特に、時系列データの解析ではデータが定常であることは重要です。
定常性を持っていることで、観察されたデータを元に予測を行う際に、その予測が過去のデータに依存してブレが少なくなるため、より信頼性の高い結果を導き出すことができます。
定常モデルの典型的な例として、自己回帰移動平均モデル(ARMAモデル)があります。
ARMAモデルは自己回帰(AR)過程と移動平均(MA)過程を組み合わせたもので、定常性の条件を満たす範囲で過去のデータから未来を予測します。
自己回帰過程(AR過程)
自己回帰過程は、現在の値が過去数期のデータ値の線形結合として表現されるモデルです。
例えば、AR(1)モデルでは、直前のデータをもとに現在の値を予測します。
移動平均過程(MA過程)
移動平均過程は、現在の値が過去の誤差項(ランダムノイズ)の線形結合として表現されるモデルです。

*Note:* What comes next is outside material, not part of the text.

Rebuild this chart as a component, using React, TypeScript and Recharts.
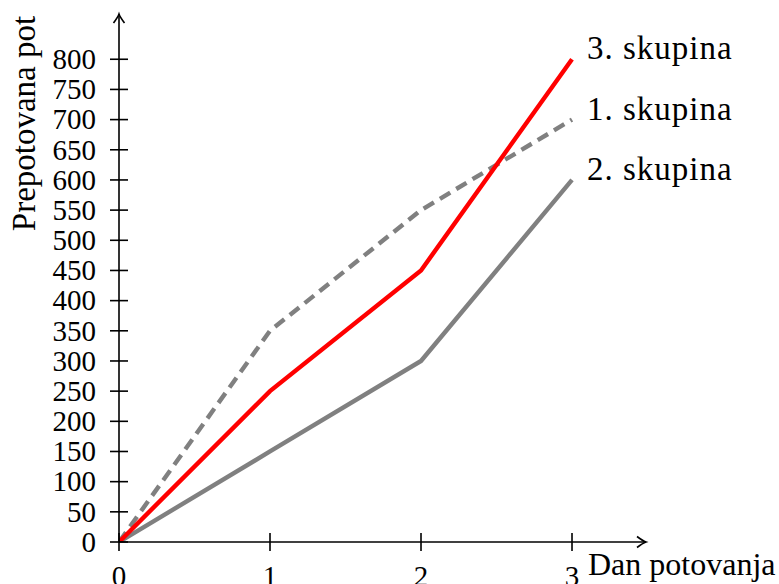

MA(1)モデルでは、過去の誤差項に基づいて現在の値を予測します。
非定常モデルとは
非定常モデルは、その名の通り平均、分散、共分散が時間とともに変化するモデルです。
つまり、時間の経過に伴いデータの特性が変化します。
多くの現実のデータは非定常性を示すことが多く、これに対応するためには非定常性を考慮したモデルを使用する必要があります。
ARIMAモデル
ARIMAモデルは、自己回帰(AR)過程、差分(I:積分)、移動平均(MA)過程から構築されるモデルで、非定常性を持つ時系列データを解析、予測するために非常に広く使われています。
非定常データを差分を取ることで定常データに変換し、ARMAモデルを適用することができます。
GARCHモデル
GARCH(Generalized Autoregressive Conditional Heteroskedasticity)モデルは特に金融時系列データにおいて使用されることが多いモデルです。
このモデルは、時変的な分散(ボラティリティ)を考慮できるため、株価や為替、商品の価格変動などのボラティリティが高いデータを解析するのに適しています。
定常モデル、非定常モデルの適用例
製造業や流通業界では、需要予測や供給計画の策定が非常に重要です。
例えば部品の在庫管理を行う場合に過去の販売データを基に需要を予測することは常態です。
定常モデルでの予測が適用できる場合もありますが、外部要因や季節性の影響により非定常性があるデータには、ARIMAモデルを活用することでより精度が高い予測を行えるでしょう。
また、製品の市場価格の変動分析にはGARCHモデルを用いることが効果的であります。
輸出入業者にとって、為替レートの予測はリスク管理の要となり、このようなケースではGARCHモデルによるボラティリティの予測が非常に有用です。
まとめ
製造業、流通業など、データ分析を行う現場において、定常モデル、非定常モデルを適用することで一層の効率化が見込めます。
時系列データの特性を理解し、適切なモデルを選ぶことで、より信頼性のある予測を行うことが可能です。
特に、外部要因の影響を受けやすい製造業の現場では、両者を的確に使い分けることによって、需要予測や供給計画の策定を高度化し、競争力を高めることができるでしょう。